In May Asquith agreed to form a coalition National Government with the Tories. They had drawn their sights on Churchill for nearly a decade. The bitterness aroused by his earlier attacks and criticism, not to mention his change of party, had not abated. The failure of the Gallipoli operation gave them an opportunity for revenge that was too delicious to pass up. So it was the Conservatives who finally forced Asquith’s hand and made Winston resign from the Admiralty.

He was heartbroken. On May 20 a friend, George Riddell, visited him at his office and found him in a black mood. “I am victim of a political intrigue. I am finished!” Riddell tried to reassure him that he would bounce back. But Winston shook his head. “Yes, finished in respect of all I care for” was his bitter response. “The waging of war; the defeat of the Germans…. This is what I live for.”

It was his first experience of true, abject failure in the eyes of his public and himself. Clementine said later she worried he might die of grief. His old friend Violet Asquith, the prime minister’s daughter, met him in the House of Commons, “silent, despairing—as I have never seen him.” She wept as he brokenly described how he had thought her father might have stuck by him but his head was part of the price of the coalition. “He did not even abuse Fisher,” she would write years later, “but simply said, ‘I’m finished.’ I poured out contradictions, protestations—but he waved them aside. ‘No, I’m done.’”
38

In fact, his career was hardly done. He still had a seat on the War Council, as Chancellor of the Duchy of Lancaster, the sinecure office that Asquith offered him as consolation for losing the Admiralty. And he still believed the Dardanelles campaign could succeed. On June 18 he wrote another hopeful memo. “There can be no doubt that we now possess the means and the power to take Constantinople before the end of the summer,” it read. One final great push would do the job; it would save the situation in Russia and Italy “and resound throughout Asia.”
39
The government did approve one more landing at Gallipoli, north of Kaba Tepe at Suvla Bay, on August 4. But the new Turkish commander, Mustapha Kemal,
*55
succeeded in blunting the attack, and soon Suvla Bay became another precarious salient, along with Cape Helles and Anzac Cove, where hundreds of men died daily from Turkish snipers and fever.
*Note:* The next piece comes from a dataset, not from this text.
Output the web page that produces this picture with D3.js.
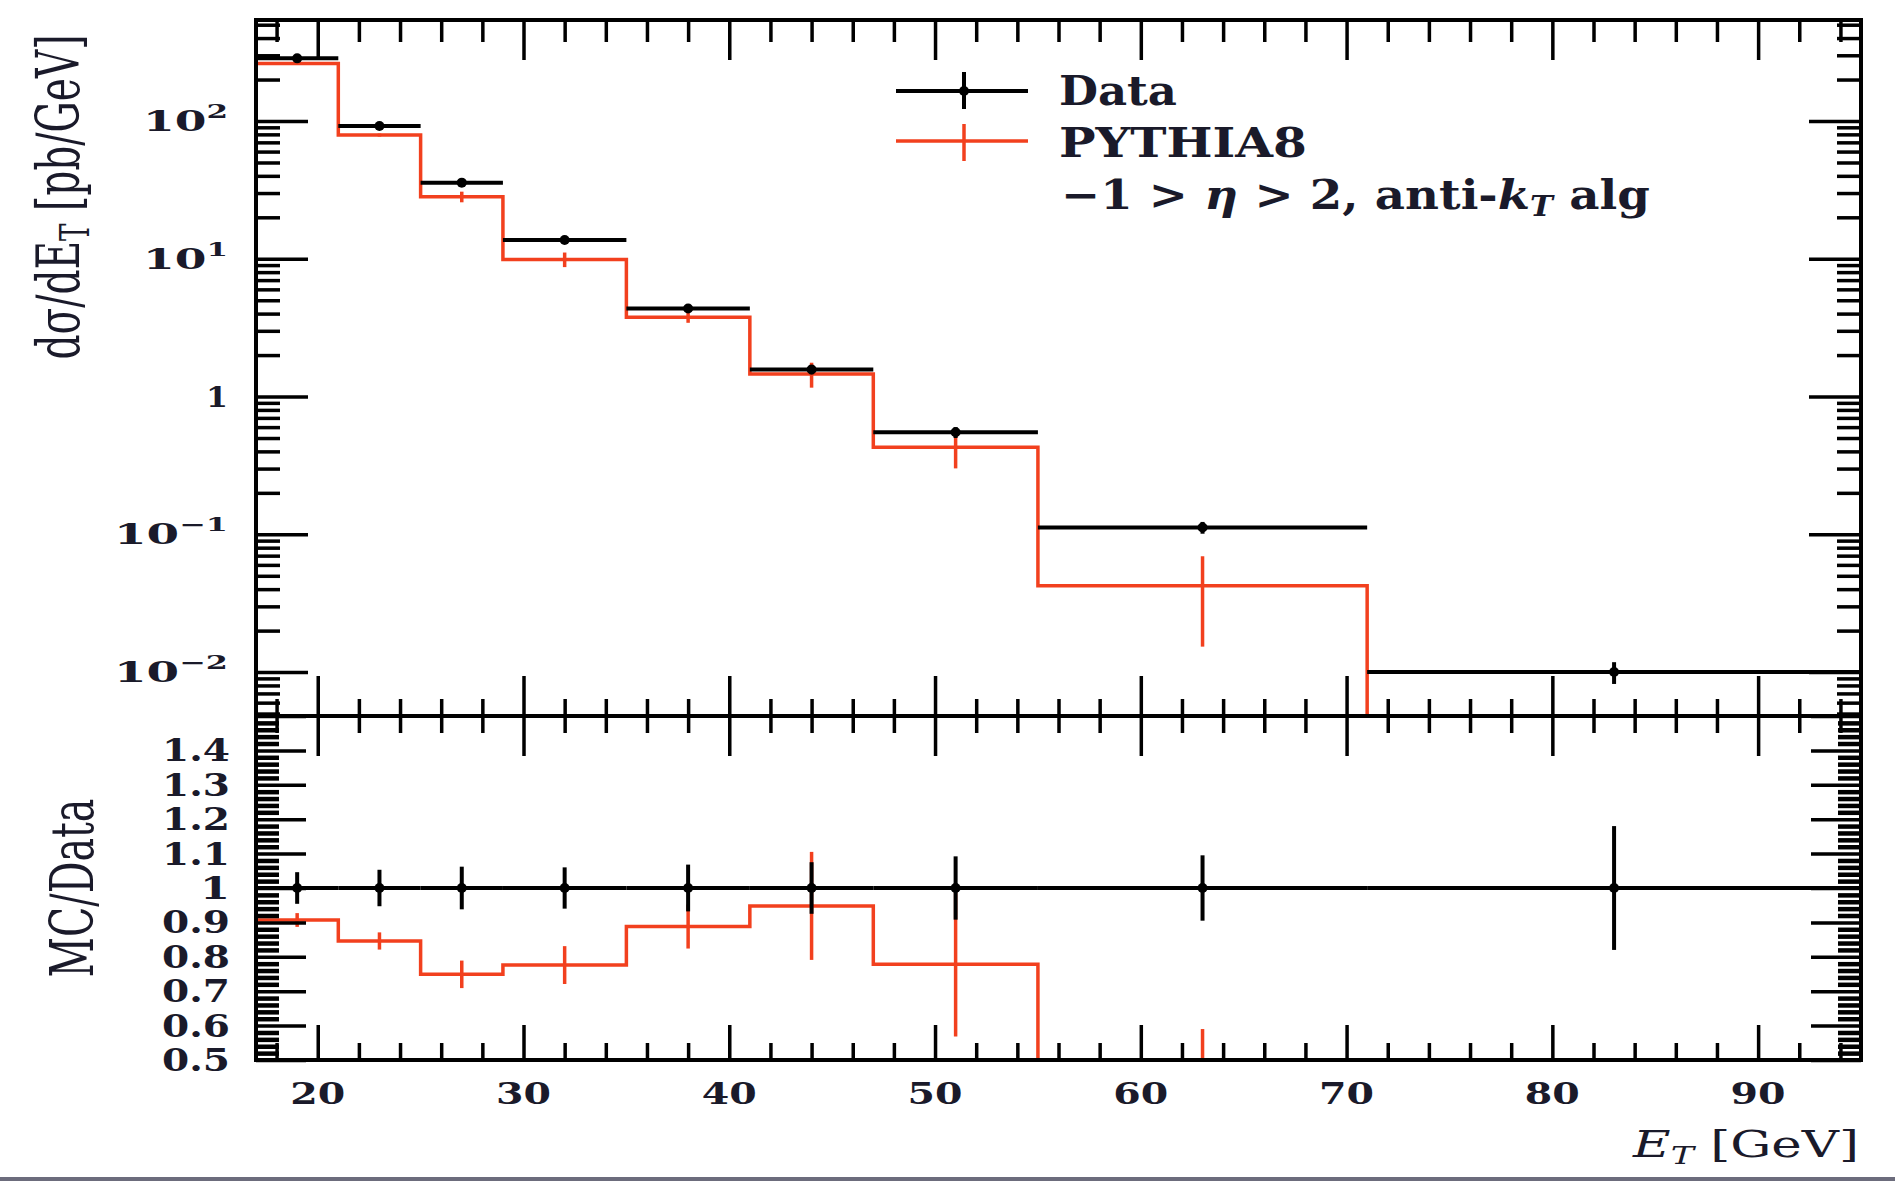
<!DOCTYPE html>
<html>
<head>
<meta charset="utf-8">
<script src="https://cdn.jsdelivr.net/npm/d3@7"></script>
<style>
  body { margin: 0; background: #fff; }
  svg { display: block; }
</style>
</head>
<body>
<svg id="chart"></svg>
<script>
// ---- data ----
const binEdges = [17, 21, 25, 29, 35, 41, 47, 55, 71, 95];
const binCenters = [19, 23, 27, 32, 38, 44, 51, 63, 83];

const dataValues = [285, 92, 35.7, 13.7, 4.36, 1.57, 0.55, 0.112, 0.0100];
const dataErrors = [13, 4.9, 2.1, 0.82, 0.30, 0.12, 0.05, 0.011, 0.0018];

const mcValues = [262, 79.1, 28.2, 9.9, 3.76, 1.46, 0.428, 0.0423, null];
const mcErrors = [3, 2, 2.5, 1.2, 0.33, 0.3, 0.127, 0.027, null];

const dataRatioErrors = [0.046, 0.053, 0.062, 0.06, 0.068, 0.075, 0.092, 0.095, 0.18];
const mcRatio = [0.907, 0.846, 0.749, 0.776, 0.888, 0.948, 0.778, 0.38, null];
const mcRatioErrors = [0.02, 0.025, 0.04, 0.055, 0.064, 0.157, 0.21, 0.21, null];

const xTickValues = [20, 30, 40, 50, 60, 70, 80, 90];
const logTickValues = [0.01, 0.1, 1, 10, 100];
const logTickExponents = ['\u22122', '\u22121', null, '1', '2'];
const ratioTickValues = [0.5, 0.6, 0.7, 0.8, 0.9, 1, 1.1, 1.2, 1.3, 1.4];
const ratioTickLabels = ['0.5', '0.6', '0.7', '0.8', '0.9', '1', '1.1', '1.2', '1.3', '1.4'];

// ---- layout ----
const W = 1895, H = 1181;
const frame = { left: 256, right: 1861, top: 20, mid: 716, bottom: 1060 };
const RED = '#f2401e';
const INK = '#1a1a2a';
const FONT = '"DejaVu Serif", "Liberation Serif", serif';

const svg = d3.select('#chart').attr('width', W).attr('height', H)
    .style('font-family', FONT);
svg.append('rect').attr('width', W).attr('height', H).attr('fill', '#fff');
svg.append('rect').attr('x', 0).attr('y', 1177).attr('width', W).attr('height', 4).attr('fill', '#6c6c7c');

const x = d3.scaleLinear().domain([17, 95]).range([frame.left, frame.right]);
const yMain = d3.scaleLog().domain([0.0048, 541]).range([frame.mid, frame.top]);
const yRatio = d3.scaleLinear().domain([0.5, 1.5]).range([frame.bottom, frame.mid]);

const defs = svg.append('defs');
defs.append('clipPath').attr('id', 'clip-main').append('rect')
    .attr('x', frame.left).attr('y', frame.top)
    .attr('width', frame.right - frame.left).attr('height', frame.mid - frame.top);
defs.append('clipPath').attr('id', 'clip-ratio').append('rect')
    .attr('x', frame.left).attr('y', frame.mid)
    .attr('width', frame.right - frame.left).attr('height', frame.bottom - frame.mid);

// step outline of a histogram, dropping to the floor where the value is missing
function stepPoints(values, yScale, floorY) {
    const pts = [];
    for (let i = 0; i < values.length; i++) {
        const v = values[i];
        if (v == null) { pts.push([x(binEdges[i]), floorY]); break; }
        const yy = Math.min(yScale(v), floorY);
        pts.push([x(binEdges[i]), yy], [x(binEdges[i + 1]), yy]);
    }
    return pts;
}

function drawPanel(clipId, yScale, floorY, mcVals, mcErrs, dataVals, dataErrs) {
    const g = svg.append('g').attr('clip-path', `url(#${clipId})`);
    const yc = v => Math.min(v > 0 ? yScale(v) : floorY, floorY);

    // MC histogram
    g.append('path')
        .attr('d', d3.line()(stepPoints(mcVals, yScale, floorY)))
        .attr('fill', 'none').attr('stroke', RED).attr('stroke-width', 3.5);
    g.selectAll('line.mcerr')
        .data(binCenters.map((c, i) => ({ c, v: mcVals[i], e: mcErrs[i] })).filter(d => d.v != null))
        .join('line').attr('class', 'mcerr')
        .attr('x1', d => x(d.c)).attr('x2', d => x(d.c))
        .attr('y1', d => yc(d.v - d.e)).attr('y2', d => yc(d.v + d.e))
        .attr('stroke', RED).attr('stroke-width', 3.5);

    // data: horizontal bin bars, vertical errors, dots
    const pts = binCenters.map((c, i) => ({ i, c, v: dataVals[i], e: dataErrs[i] }));
    g.selectAll('line.dbar').data(pts).join('line').attr('class', 'dbar')
        .attr('x1', d => x(binEdges[d.i])).attr('x2', d => x(binEdges[d.i + 1]))
        .attr('y1', d => yScale(d.v)).attr('y2', d => yScale(d.v))
        .attr('stroke', '#000').attr('stroke-width', 4);
    g.selectAll('line.derr').data(pts).join('line').attr('class', 'derr')
        .attr('x1', d => x(d.c)).attr('x2', d => x(d.c))
        .attr('y1', d => yc(d.v - d.e)).attr('y2', d => yc(d.v + d.e))
        .attr('stroke', '#000').attr('stroke-width', 4);
    g.selectAll('circle.dot').data(pts).join('circle').attr('class', 'dot')
        .attr('cx', d => x(d.c)).attr('cy', d => yScale(d.v)).attr('r', 5).attr('fill', '#000');
}

drawPanel('clip-main', yMain, frame.mid, mcValues, mcErrors, dataValues, dataErrors);
drawPanel('clip-ratio', yRatio, frame.bottom, mcRatio, mcRatioErrors,
    binCenters.map(() => 1), dataRatioErrors);

// ---- ticks (d3 axes, labels drawn separately) ----
function tickAxis(gen, tx, ty, width) {
    const g = svg.append('g').attr('transform', `translate(${tx},${ty})`).call(gen);
    g.select('.domain').remove();
    g.selectAll('text').remove();
    g.selectAll('line').attr('stroke', '#000').attr('stroke-width', width || 3.5);
}

const xMinor = d3.range(18, 95, 2).filter(v => v % 10 !== 0);
const logMinor = [];
[-3, -2, -1, 0, 1, 2].forEach(k => d3.range(2, 10).forEach(m => {
    const v = m * Math.pow(10, k);
    if (v >= 0.0048 && v <= 541) logMinor.push(v);
}));
const ratioMinor = d3.range(50, 151, 2).map(i => i / 100).filter(v => Math.round(v * 100) % 10 !== 0);
const ratioMajor = ratioTickValues.concat([1.5]);

// top edge
tickAxis(d3.axisTop(x).tickValues(xTickValues).tickSize(-40), 0, frame.top);
tickAxis(d3.axisTop(x).tickValues(xMinor).tickSize(-22), 0, frame.top);
// shared middle edge
tickAxis(d3.axisBottom(x).tickValues(xTickValues).tickSize(-40), 0, frame.mid);
tickAxis(d3.axisBottom(x).tickValues(xMinor).tickSize(-17), 0, frame.mid);
tickAxis(d3.axisTop(x).tickValues(xTickValues).tickSize(-40), 0, frame.mid);
tickAxis(d3.axisTop(x).tickValues(xMinor).tickSize(-17), 0, frame.mid);
// bottom edge
tickAxis(d3.axisBottom(x).tickValues(xTickValues).tickSize(-35), 0, frame.bottom);
tickAxis(d3.axisBottom(x).tickValues(xMinor).tickSize(-17), 0, frame.bottom);
// main panel left / right
tickAxis(d3.axisLeft(yMain).tickValues(logTickValues).tickSize(-52), frame.left, 0);
tickAxis(d3.axisLeft(yMain).tickValues(logMinor).tickSize(-24), frame.left, 0);
tickAxis(d3.axisRight(yMain).tickValues(logTickValues).tickSize(-52), frame.right, 0);
tickAxis(d3.axisRight(yMain).tickValues(logMinor).tickSize(-24), frame.right, 0);
// ratio panel left / right
tickAxis(d3.axisLeft(yRatio).tickValues(ratioMajor).tickSize(-50), frame.left, 0);
tickAxis(d3.axisLeft(yRatio).tickValues(ratioMinor).tickSize(-23), frame.left, 0, 4.5);
tickAxis(d3.axisRight(yRatio).tickValues(ratioMajor).tickSize(-50), frame.right, 0);
tickAxis(d3.axisRight(yRatio).tickValues(ratioMinor).tickSize(-23), frame.right, 0, 4.5);

// frames
[[frame.top, frame.mid], [frame.mid, frame.bottom]].forEach(([t, b]) => {
    svg.append('rect').attr('x', frame.left).attr('y', t)
        .attr('width', frame.right - frame.left).attr('height', b - t)
        .attr('fill', 'none').attr('stroke', '#000').attr('stroke-width', 4);
});

// ---- text helpers ----
// horizontal text stretched to a given width, anchored at (tx, ty)
function fitH(sel, tx, ty, width) {
    const L = sel.node().getComputedTextLength();
    sel.attr('x', 0).attr('y', 0)
        .attr('transform', `translate(${tx},${ty}) scale(${width / L},1)`);
}
// vertical text (reading upward), length along y, perpendicular extent along x
function fitV(sel, cx, cy, len, perp, perpRatio) {
    const L = sel.node().getComputedTextLength();
    const F = parseFloat(sel.attr('font-size'));
    const k = len / L;
    const sx = perp / (perpRatio * F * k);
    sel.attr('x', 0).attr('y', 0).attr('text-anchor', 'middle')
        .attr('transform', `translate(${cx},${cy}) scale(${sx},1) rotate(-90) scale(${k})`);
}

// x tick labels
xTickValues.forEach(v => {
    const t = svg.append('text').attr('font-size', 30).attr('font-weight', 'bold')
        .attr('text-anchor', 'middle').attr('fill', INK).text(v);
    fitH(t, x(v), 1104, 55);
});

// main panel y labels
logTickValues.forEach((v, i) => {
    const t = svg.append('text').attr('font-size', 28).attr('font-weight', 'bold')
        .attr('text-anchor', 'end').attr('fill', INK);
    const exp = logTickExponents[i];
    if (exp == null) {
        t.text('1');
        fitH(t, 228, yMain(v) + 10, 22);
    } else {
        t.append('tspan').text('10');
        t.append('tspan').attr('font-size', 19).attr('dy', -13).text(exp);
        fitH(t, 228, yMain(v) + 10, exp.length > 1 ? 114 : 85);
    }
});

// ratio y labels
ratioTickValues.forEach((v, i) => {
    const s = ratioTickLabels[i];
    const t = svg.append('text').attr('font-size', 31).attr('font-weight', 'bold')
        .attr('text-anchor', 'end').attr('fill', INK).text(s);
    fitH(t, 230, yRatio(v) + 11, s.length > 1 ? 68 : 30);
});

// axis titles
const yTitle = svg.append('text').attr('font-size', 36).attr('fill', INK);
yTitle.append('tspan').text('d\u03c3/dE');
yTitle.append('tspan').attr('font-size', 24).attr('dy', 6).text('T');
yTitle.append('tspan').attr('dy', -6).text(' [pb/GeV]');
fitV(yTitle, 79, 197, 325, 46, 0.76);

const rTitle = svg.append('text').attr('font-size', 36).attr('fill', INK).text('MC/Data');
fitV(rTitle, 93, 888, 179, 44, 0.729);

const xTitle = svg.append('text').attr('font-size', 37).attr('fill', INK).attr('text-anchor', 'end');
xTitle.append('tspan').attr('font-style', 'italic').text('E');
xTitle.append('tspan').attr('font-style', 'italic').attr('font-size', 25).attr('dy', 7).text('T');
xTitle.append('tspan').attr('dy', -7).text(' [GeV]');
fitH(xTitle, 1859, 1157, 226);

// ---- legend ----
const leg = svg.append('g');
leg.append('line').attr('x1', 896).attr('x2', 1028).attr('y1', 91).attr('y2', 91)
    .attr('stroke', '#000').attr('stroke-width', 4);
leg.append('line').attr('x1', 964).attr('x2', 964).attr('y1', 72).attr('y2', 109)
    .attr('stroke', '#000').attr('stroke-width', 4);
leg.append('circle').attr('cx', 964).attr('cy', 91).attr('r', 5).attr('fill', '#000');
leg.append('line').attr('x1', 896).attr('x2', 1028).attr('y1', 141).attr('y2', 141)
    .attr('stroke', RED).attr('stroke-width', 3.5);
leg.append('line').attr('x1', 964).attr('x2', 964).attr('y1', 124).attr('y2', 161)
    .attr('stroke', RED).attr('stroke-width', 3.5);

const l1 = leg.append('text').attr('font-size', 41).attr('font-weight', 'bold').attr('fill', INK).text('Data');
fitH(l1, 1059, 105, 118);
const l2 = leg.append('text').attr('font-size', 41).attr('font-weight', 'bold').attr('fill', INK).text('PYTHIA8');
fitH(l2, 1059, 157, 248);
const l3 = leg.append('text').attr('font-size', 41).attr('font-weight', 'bold').attr('fill', INK);
l3.append('tspan').text('\u22121 > ');
l3.append('tspan').attr('font-style', 'italic').text('\u03b7');
l3.append('tspan').text(' > 2, anti-');
l3.append('tspan').attr('font-style', 'italic').text('k');
l3.append('tspan').attr('font-style', 'italic').attr('font-size', 27).attr('dy', 7).text('T');
l3.append('tspan').attr('dy', -7).text(' alg');
fitH(l3, 1061, 209, 589);
</script>
</body>
</html>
Not for another five more months would the Allies decide to cut their losses and evacuate from Gallipoli. By then the coalition government had reorganized the War Council and pointedly left Winston out. On November 11, 1915, Winston formally resigned. He was going to France to serve with the Grenadier Guards. “I have a clear conscience,” he wrote to Asquith, “which enables me to bear my responsibility for past events with composure.”
40

That was probably true. But when he reached France in his Guards uniform everyone from his commanding officer (the last survivor from the officers of the original battalion in 1914), to the lowest private gave him the cold shoulder. The reinforcements they needed had been sent to Gallipoli instead, and they knew who was to blame. He arrived at the front in a freezing drizzle on the night of November 20. On his first night the only sleeping quarters he was offered were either an eight-foot square signal office shared with four other men, or a nearby dugout, which he described as “a sort of pit four feet deep containing about one foot of water.” It was ten days from his forty-first birthday. A few days later a letter from Clementine informed him that the army was evacuating Gallipoli.
41

By the second week of January 1916 the beaches at Suvla, Anzac Cove, and Cape Helles were deserted. The sands had been soaked with the blood of more than 265,000 Australians, New Zealanders, Irishmen, Indians, Englishmen, and Frenchmen. (Turkish losses had been higher, close to 300,000.)
42
The battle would leave an indelible impression on the Australian collective memory. The first day of landing, April 25, would forever be a national day of remembrance, and Churchill’s name a national curse. For the rest of his life Winston would relentlessly try to justify his decision to attack. He refused point-blank to accept the conclusion by Parliament’s own investigative commission that it had been a horrible mistake. “Not to persevere,” he would respond, “that was the crime.”